Broadcast join mechanism
Hi, I am wondering that what the broadcast join mechanism is. For some reason, I cannot setup all nodes in my cluster in ONE sub-network. 1) Is it mean that the broadcast join in my cluster are actually a "multicast join"? 2) In a broadcast join, would vertica broadcast the data to each sub-network? or would vertica unicast the data to each node? 3) In the documentation, I found that only UDP and TCP were mentioned. Which protocol would vertica use in a broadcast join?
0
Comments
SELECT sales_quantity, sales_dollar_amount, transaction_type, cc_name FROM online_sales.online_sales_fact INNER JOIN online_sales.call_center_dimension ON (online_sales.online_sales_fact.call_center_key = online_sales.call_center_dimension.call_center_key AND sale_date_key = 156) ORDER BY sales_dollar_amount DESC;
In the join plan (using default partition plan), I found BROADCAST join:+-SORT [Cost: 8K, Rows: 25K] (PATH ID: 1) | Order: online_sales_fact.sales_dollar_amount DESC | Execute on: All Nodes | +---> JOIN HASH [Cost: 8K, Rows: 25K] (PATH ID: 2) Inner (BROADCAST) | | Join Cond: (online_sales_fact.call_center_key = call_center_dimension.call_center_key) | | Materialize at Output: online_sales_fact.sales_quantity, online_sales_fact.sales_dollar_amount, online_sales_fact.transaction_type | | Execute on: All Nodes …
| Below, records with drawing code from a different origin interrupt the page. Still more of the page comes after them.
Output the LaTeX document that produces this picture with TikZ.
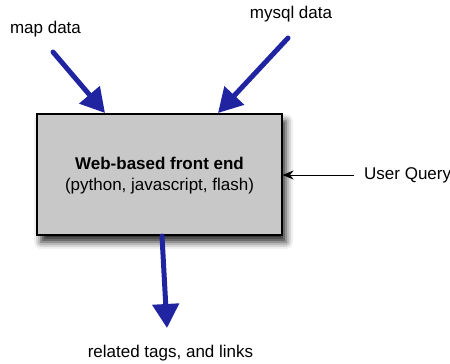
\documentclass[tikz,border=0pt]{standalone}
\usepackage{fontspec}
\setmainfont{Liberation Sans}
\usetikzlibrary{arrows.meta,shadows.blur}
\definecolor{flowblue}{RGB}{32,36,160}
\definecolor{boxgray}{RGB}{200,200,200}
\begin{document}
\begin{tikzpicture}[x=1pt,y=-1pt,
  lbl/.style={inner sep=0pt,font=\fontsize{17}{20}\selectfont},
  frontbox/.style={draw=black,line width=1.2pt,fill=boxgray,minimum width=245pt,minimum height=121pt,
    blur shadow={shadow xshift=4pt,shadow yshift=-7pt,shadow blur radius=7pt,shadow opacity=85}},
  boxtext/.style={align=center,inner sep=0pt,font=\fontsize{17}{20}\selectfont},
  flow/.style={draw=flowblue,line width=5pt,line cap=round,
    -{Triangle[width=26pt,length=24pt,fill=flowblue]}},
  query/.style={draw=black,line width=1pt,-{Stealth[length=11pt,width=9pt]}}]
\useasboundingbox (0,0) rectangle (450,364);

% central component and its caption
\node[frontbox] (box) at (159.5,174.5) {};
\node[boxtext] (boxlabel) at ([yshift=-1pt]box.center) {\textbf{Web-based front end}\\[1pt](python, javascript, flash)};

% labels
\node[lbl] (map) at (45.5,29) {map data};
\node[lbl] (mysql) at (291,14) {mysql data};
\node[lbl,anchor=west] (user) at (364,175) {User Query};
\node[lbl] (related) at (170.5,353) {related tags, and links};

% arrow end points
\coordinate (mapstart) at (53,52);
\coordinate (maptip) at (105,113);
\coordinate (mysqlstart) at (288,38);
\coordinate (mysqltip) at (218,113);
\coordinate (outstart) at (162,236);
\coordinate (outtip) at (167,328);

\draw[flow] (mapstart) -- (maptip);
\draw[flow] (mysqlstart) -- (mysqltip);
\draw[flow] (outstart) -- (outtip);
\draw[query] ([xshift=-10pt]user.west) -- (box.east |- user.west);
\end{tikzpicture}
\end{document}
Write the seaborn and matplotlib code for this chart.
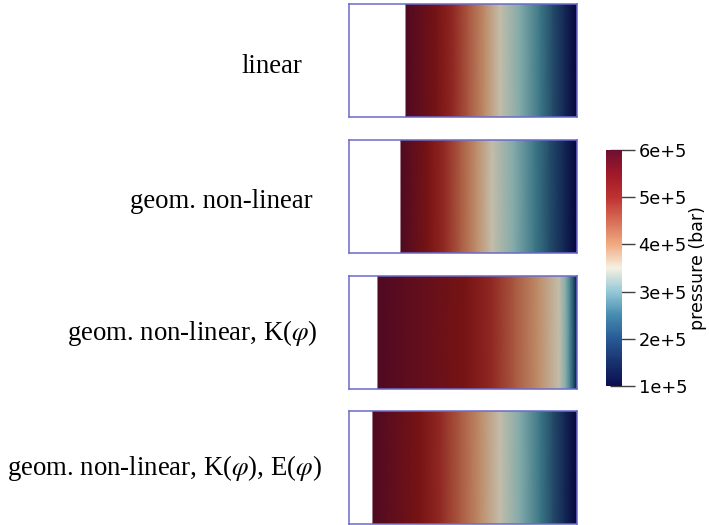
import numpy as np
import matplotlib
matplotlib.use("Agg")
import matplotlib.pyplot as plt
import matplotlib.colors as mcolors
import matplotlib.cm as cm
import seaborn as sns

sns.set_style("white")
plt.rcParams["mathtext.fontset"] = "stix"

# pressure levels (x 1e5 bar) and where each level sits along the column
# (fraction of the column length, 0 = left wall, 1 = drained right end)
pressure_levels = [6.0, 5.5, 5.0, 4.5, 4.0, 3.5, 3.0, 2.5, 2.0, 1.5, 1.0]

model_names = [
    "linear",
    "geom. non-linear",
    r"geom. non-linear, K($\varphi$)",
    r"geom. non-linear, K($\varphi$), E($\varphi$)",
]

pos_linear = [0.250, 0.386, 0.456, 0.526, 0.596, 0.662, 0.750, 0.838, 0.895, 0.947, 1.0]
pos_geom = [0.228, 0.346, 0.417, 0.487, 0.557, 0.627, 0.724, 0.816, 0.882, 0.943, 1.0]
pos_geom_k = [0.127, 0.509, 0.627, 0.728, 0.829, 0.921, 0.952, 0.974, 0.987, 0.996, 1.0]
pos_geom_ke = [0.105, 0.311, 0.399, 0.487, 0.575, 0.662, 0.750, 0.838, 0.895, 0.947, 1.0]
profiles = [pos_linear, pos_geom, pos_geom_k, pos_geom_ke]

tick_values = [1, 2, 3, 4, 5, 6]
tick_labels = ["1e+5", "2e+5", "3e+5", "4e+5", "5e+5", "6e+5"]

# colour scale from 1e5 to 6e5 in steps of 0.5e5
bar_colors = [(10, 15, 80), (25, 50, 110), (40, 90, 150), (70, 140, 175),
              (150, 200, 215), (245, 240, 225), (240, 170, 130), (215, 110, 85),
              (190, 50, 50), (160, 25, 40), (110, 15, 50)]
# same scale as it appears on the lit surface
surface_colors = [(5, 5, 60), (20, 40, 85), (35, 75, 105), (60, 120, 135),
                  (130, 170, 170), (195, 190, 170), (190, 140, 105), (170, 90, 65),
                  (145, 40, 35), (120, 20, 20), (80, 10, 35)]


def to_rgb(lst):
    return [tuple(c / 255 for c in col) for col in lst]


cmap_bar = sns.blend_palette(to_rgb(bar_colors), as_cmap=True)
cmap_surface = sns.blend_palette(to_rgb(surface_colors), as_cmap=True)
norm = mcolors.Normalize(vmin=1.0, vmax=6.0)

W, H = 709, 525
fig = plt.figure(figsize=(W / 100, H / 100), dpi=100)

panel_tops = [4, 140, 276, 411]
panel_h = 113
panel_left, panel_w = 349, 228
label_right = [302, 313, 318, 322]
label_base = [73, 208, 340, 475]
edge_col = "#6a6acc"

for i, (name, pos) in enumerate(zip(model_names, profiles)):
    top = panel_tops[i]
    ax = fig.add_axes([panel_left / W, 1 - (top + panel_h) / H,
                       panel_w / W, panel_h / H])
    ax.set_xlim(0, 1)
    ax.set_ylim(0, 1)
    x = np.array([pos, pos])
    y = np.array([[0.0] * len(pos), [1.0] * len(pos)])
    c = np.array([pressure_levels, pressure_levels])
    ax.pcolormesh(x, y, c, cmap=cmap_surface, norm=norm, shading="gouraud")
    ax.set_xticks([])
    ax.set_yticks([])
    for s in ax.spines.values():
        s.set_visible(True)
        s.set_color(edge_col)
        s.set_linewidth(1.1)
    fig.text(label_right[i] / W, 1 - label_base[i] / H, name,
             ha="right", va="baseline", fontsize=19.3,
             family="Liberation Serif", color="black")

# colour bar
cax = fig.add_axes([606 / W, 1 - 386 / H, 16 / W, 236 / H])
sm = cm.ScalarMappable(norm=norm, cmap=cmap_bar)
cb = fig.colorbar(sm, cax=cax)
cb.outline.set_visible(False)
cb.set_ticks(tick_values)
cb.set_ticklabels(tick_labels)
cax.tick_params(axis="y", direction="inout", length=18, width=1,
                color="#404040", labelsize=12.8, pad=3, labelcolor="black")
for lab in cax.get_yticklabels():
    lab.set_family("DejaVu Sans")
cb.set_label("pressure (bar)", fontsize=12.5, family="DejaVu Sans",
             labelpad=1, color="black")

fig.savefig("out.png", dpi=100)
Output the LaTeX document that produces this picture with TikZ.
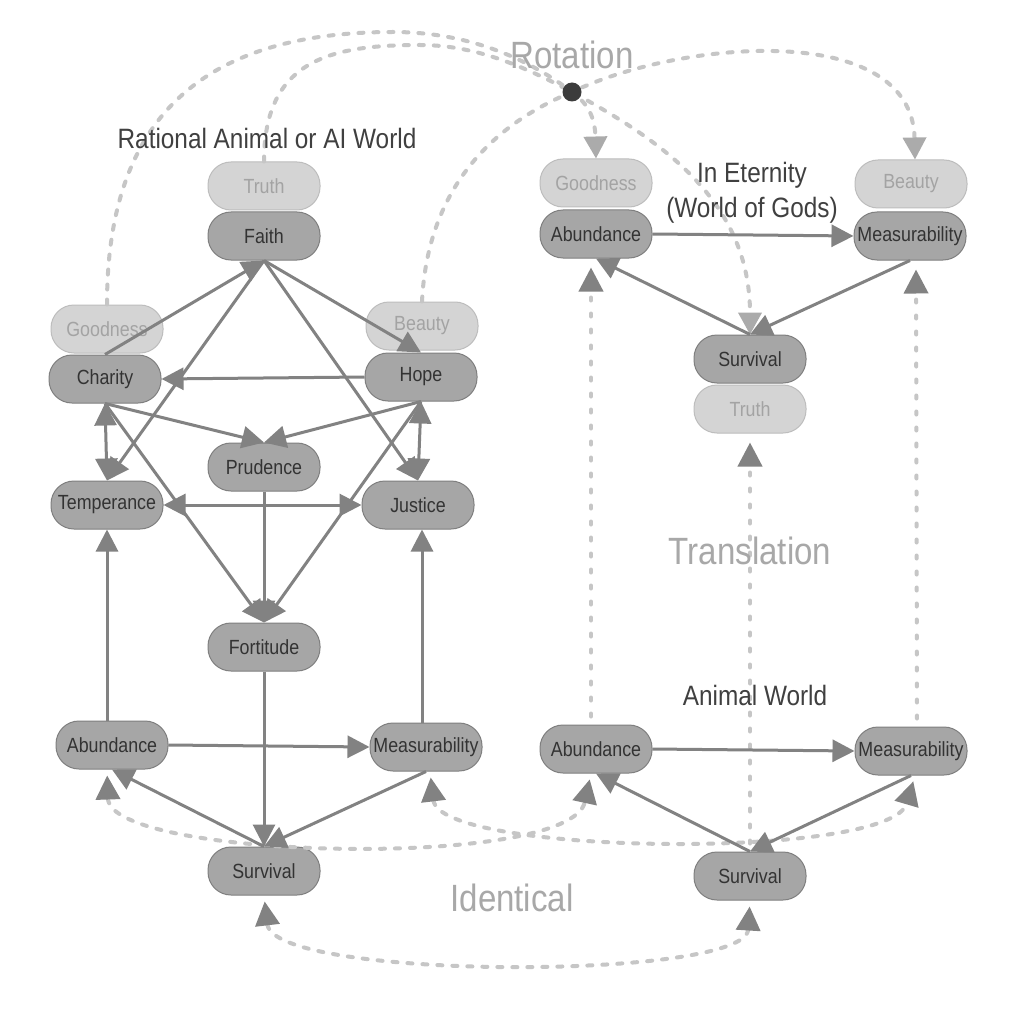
\documentclass[tikz,border=0pt]{standalone}
\usepackage{fontspec}
\setmainfont{Liberation Sans}[FakeStretch=0.87]
\usetikzlibrary{arrows.meta}
\definecolor{ndfill}{HTML}{A6A6A6}
\definecolor{ndline}{HTML}{7F7F7F}
\definecolor{ndtext}{HTML}{333333}
\definecolor{ltfill}{HTML}{D4D4D4}
\definecolor{ltline}{HTML}{BDBDBD}
\definecolor{lttext}{HTML}{A3A3A3}
\definecolor{edgec}{HTML}{828282}
\definecolor{dashc}{HTML}{C6C6C6}
\definecolor{rotarr}{HTML}{ABABAB}
\definecolor{titlec}{HTML}{404040}
\definecolor{bigc}{HTML}{A8A8A8}
\definecolor{dotc}{HTML}{3C3C3C}
\begin{document}
\begin{tikzpicture}[x=1pt,y=-1pt,
  nd/.style={draw=ndline, fill=ndfill, line width=1pt, rounded corners=23pt,
    minimum width=112pt, minimum height=48pt, inner sep=0pt, text=ndtext,
    font=\fontsize{20.5}{24}\selectfont},
  lt/.style={nd, draw=ltline, fill=ltfill, text=lttext},
  edge/.style={draw=edgec, line width=3pt, -{Triangle[length=22pt,width=22pt]}},
  bedge/.style={draw=edgec, line width=3pt, {Triangle[length=22pt,width=22pt]}-{Triangle[length=22pt,width=22pt]}},
  rot/.style={draw=dashc, line width=4pt, dash pattern=on 5pt off 10pt, line cap=round,
    -{Triangle[length=22pt,width=23pt,color=rotarr]}},
  trans/.style={draw=dashc, line width=4pt, dash pattern=on 3pt off 13pt, line cap=round,
    -{Triangle[length=24pt,width=24pt,color=edgec]}, shorten >=9pt, shorten <=8pt},
  ident/.style={draw=dashc, line width=4pt, dash pattern=on 5pt off 10pt, line cap=round,
    {Triangle[length=24pt,width=24pt,color=edgec]}-{Triangle[length=24pt,width=24pt,color=edgec]},
    shorten >=6pt, shorten <=6pt},
  title/.style={text=titlec, font=\fontsize{28}{35}\selectfont, align=center},
  big/.style={text=bigc, font=\fontsize{38}{44}\selectfont}
]
\useasboundingbox (0,0) rectangle (1024,1024);
\fill[white] (0,0) rectangle (1024,1024);

% ---------- nodes: left world ----------
\node[lt] (truthL) at (264,186) {Truth};
\node[nd] (faith) at (264,236) {Faith};
\node[lt] (goodL) at (107,329) {Goodness};
\node[nd] (charity) at (105,379) {Charity};
\node[lt] (beautyL) at (422,326) {Beauty};
\node[nd] (hope) at (421,377) {Hope};
\node[nd] (prudence) at (264,467) {Prudence};
\node[nd] (temperance) at (107,505) {Temperance};
\node[nd] (justice) at (418,505) {Justice};
\node[nd] (fortitude) at (264,647) {Fortitude};
\node[nd] (abL) at (112,745) {Abundance};
\node[nd] (measL) at (426,747) {Measurability};
\node[nd] (survL) at (264,871) {Survival};

% ---------- nodes: eternity ----------
\node[lt] (goodR) at (596,183) {Goodness};
\node[nd] (abR) at (596,234) {Abundance};
\node[lt] (beautyR) at (911,184) {Beauty};
\node[nd] (measR) at (910,236) {Measurability};
\node[nd] (survR) at (750,359) {Survival};
\node[lt] (truthR) at (750,409) {Truth};

% ---------- nodes: animal world ----------
\node[nd] (abRb) at (596,749) {Abundance};
\node[nd] (measRb) at (911,751) {Measurability};
\node[nd] (survRb) at (750,876) {Survival};

\coordinate (dot) at (572,92);

% ---------- rotation curves ----------
\draw[rot] (goodL.north) .. controls (107,120) and (200,32) .. (393,32)
  .. controls (470,32) and (530,60) .. (dot)
  .. controls (590,105) and (595,120) .. (goodR.north);
\draw[rot] (truthL.north) .. controls (264,60) and (330,45) .. (420,45)
  .. controls (480,45) and (530,70) .. (dot)
  .. controls (660,140) and (750,200) .. (survR.north);
\draw[rot] (beautyL.north) .. controls (427,200) and (480,130) .. (dot)
  .. controls (680,40) and (912,20) .. ([xshift=4pt]beautyR.north);
\fill[dotc] (dot) circle[radius=9.5pt];

% ---------- translation ----------
\draw[trans] ([xshift=-5pt]abRb.north) -- ([xshift=-5pt]abR.south);
\draw[trans] (survRb.north) -- (truthR.south);
\draw[trans] ([xshift=6pt]measRb.north) -- ([xshift=6pt]measR.south);

% ---------- identical ----------
\draw[ident] ([xshift=-5pt]abL.south) .. controls +(3,90) and +(-21,97) .. ([xshift=-5pt]abRb.south);
\draw[ident] ([xshift=4pt]measL.south) .. controls +(10,84) and +(-25,85) .. ([xshift=4pt]measRb.south);
\draw[ident] (survL.south) .. controls +(10,85) and +(-5,80) .. (survRb.south);

% ---------- solid edges: left world ----------
\draw[edge] (charity.north) -- (faith.south);
\draw[edge] (faith.south) -- (hope.north);
\draw[edge] (faith.south) -- (temperance.north);
\draw[edge] (faith.south) -- (justice.north);
\draw[edge] (hope.west) -- (charity.east);
\draw[edge] (charity.south) -- (prudence.north);
\draw[edge] (hope.south) -- (prudence.north);
\draw[bedge] (charity.south) -- (temperance.north);
\draw[bedge] (hope.south) -- (justice.north);
\draw[edge] (charity.south) -- (fortitude.north);
\draw[edge] (hope.south) -- (fortitude.north);
\draw[edge] (prudence.south) -- (fortitude.north);
\draw[bedge] (temperance.east) -- (justice.west);
\draw[edge] (abL.north -| temperance.south) -- (temperance.south);
\draw[edge] ([xshift=-4pt]measL.north) -- ([xshift=4pt]justice.south);
\draw[edge] (fortitude.south) -- (survL.north);
\draw[edge] (abL.east) -- (measL.west);
\draw[edge] (survL.north) -- (abL.south);
\draw[edge] (measL.south) -- (survL.north);

% ---------- solid edges: eternity ----------
\draw[edge] (abR.east) -- (measR.west);
\draw[edge] (survR.north) -- (abR.south);
\draw[edge] (measR.south) -- (survR.north);

% ---------- solid edges: animal world ----------
\draw[edge] (abRb.east) -- (measRb.west);
\draw[edge] (survRb.north) -- (abRb.south);
\draw[edge] (measRb.south) -- (survRb.north);

% ---------- labels ----------
\node[title] (tRat) at (267,138) {Rational Animal or AI World};
\node[title] (tEt) at (752,193) {In Eternity\\(World of Gods)};
\node[title] (tAn) at (755,695) {Animal World};
\node[big] (tRot) at (572,55) {Rotation};
\node[big] (tTr) at (750,551) {Translation};
\node[big] (tId) at (512,898) {Identical};
\end{tikzpicture}
\end{document}
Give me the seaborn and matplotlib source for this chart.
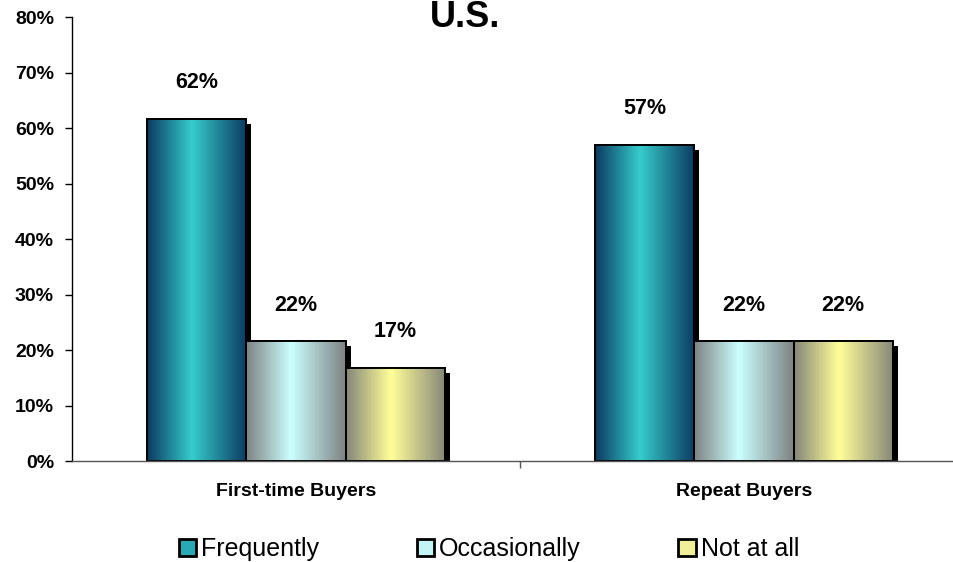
import numpy as np
import pandas as pd
import matplotlib
matplotlib.use("Agg")
import matplotlib.pyplot as plt
import seaborn as sns
from matplotlib import patheffects as pe
from matplotlib.colors import LinearSegmentedColormap
from matplotlib.patches import Rectangle, Patch
from matplotlib.ticker import PercentFormatter

# Datos
groups = ["First-time Buyers", "Repeat Buyers"]
answers = ["Frequently", "Occasionally", "Not at all"]
frequently = [0.617, 0.570]
occasionally = [0.216, 0.216]
not_at_all = [0.168, 0.216]

# colores del degradado (borde / centro) y de la leyenda
edge_colors = ["#0d3a62", "#7e8282", "#86867a"]
mid_colors = ["#35cccc", "#ccffff", "#ffff99"]
legend_colors = ["#2aa8b4", "#c4f4f4", "#f0f09a"]

df = pd.DataFrame({
    "group": groups * 3,
    "answer": np.repeat(answers, len(groups)),
    "share": frequently + occasionally + not_at_all,
})

sns.set_style("white")
plt.rcParams["font.family"] = ["Liberation Sans", "DejaVu Sans"]
plt.rcParams["text.color"] = "black"
plt.rcParams["xtick.color"] = "black"
plt.rcParams["ytick.color"] = "black"

fig = plt.figure(figsize=(9.54, 5.62), dpi=100)
ax = fig.add_axes([0.0755, 0.1797, 0.939, 0.790])

sns.barplot(data=df, x="group", y="share", hue="answer", order=groups,
            hue_order=answers, width=0.665, palette=mid_colors, saturation=1,
            errorbar=None, legend=False, edgecolor="black", linewidth=1.4, ax=ax)

# Degradado horizontal + sombra en cada barra
grad = np.linspace(0, 1, 256).reshape(1, -1)
for k, cont in enumerate(ax.containers):
    cmap = LinearSegmentedColormap.from_list(
        answers[k], [(0, edge_colors[k]), (0.45, mid_colors[k]), (1, edge_colors[k])])
    for bar in cont:
        z = 2 + k * 0.1
        bar.set_zorder(z)
        bar.set_path_effects([pe.SimplePatchShadow(offset=(3.6, -3.6), shadow_rgbFace="black", alpha=1.0),
                              pe.Normal()])
        x0, y0 = bar.get_x(), bar.get_y()
        w, h = bar.get_width(), bar.get_height()
        img = ax.imshow(grad, cmap=cmap, extent=[x0, x0 + w, y0, y0 + h], aspect="auto",
                        interpolation="bilinear", zorder=z + 0.01)
        img.set_clip_path(bar)
        ax.add_patch(Rectangle((x0, y0), w, h, fill=False, edgecolor="black",
                               linewidth=1.4, zorder=z + 0.02))
        ax.annotate(f"{h * 100:.0f}%", (x0 + w / 2, h), xytext=(0, 26),
                    textcoords="offset points", ha="center", va="center",
                    fontsize=15.5, fontweight="bold", color="black")

ax.set_xlim(-0.5, 1.5)
ax.set_ylim(0, 0.8)
ax.set_yticks(np.arange(0, 0.81, 0.1))
ax.yaxis.set_major_formatter(PercentFormatter(1.0, decimals=0))
ax.tick_params(axis="y", left=True, direction="out", length=5, width=1, pad=8,
               labelsize=14, labelcolor="black")
for lab in ax.get_yticklabels():
    lab.set_fontweight("bold")
ax.tick_params(axis="x", which="major", bottom=False, length=0, pad=16,
               labelsize=14, labelcolor="black")
for lab in ax.get_xticklabels():
    lab.set_fontweight("bold")
ax.set_xticks([0.5], minor=True)
ax.tick_params(axis="x", which="minor", bottom=True, direction="out", length=5, width=1, color="#555555")
ax.set_xlabel("")
ax.set_ylabel("")
sns.despine(ax=ax)
ax.spines["left"].set_color("black")
ax.spines["bottom"].set_color("#555555")
ax.spines["left"].set_linewidth(1)
ax.spines["bottom"].set_linewidth(1)

fig.text(465 / 954, 1 - 27 / 562, "U.S.", ha="center", va="baseline",
         fontsize=26, fontweight="bold", color="black")

handles = [Patch(facecolor=c, edgecolor="black", linewidth=2) for c in legend_colors]
fig.legend(handles, answers, loc="center", bbox_to_anchor=(489 / 954, 1 - 549 / 562),
           ncol=3, frameon=False, fontsize=18, handlelength=0.7, handleheight=0.7,
           handletextpad=0.2, columnspacing=3.9, labelcolor="black")

fig.savefig("out.png", dpi=100)
plt.close()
Furthermore, by monitoring the network traffic, I found the BROADCAST join establishes N-1 (where N is the number of nodes) TCP unicast connections from one node to all the others, and repeatedly send the same data from one node to all other others (i.e., the same data is repeated sent across the network N-1 times.) My question is: Why Vertica uses TCP to ‘emulate’ (implement) the BROADCAST join but not uses a reliable broadcasting protocol to implement that? Isn’t that using a real reliable broadcasting protocol would save much more network traffic in BROADCAST join?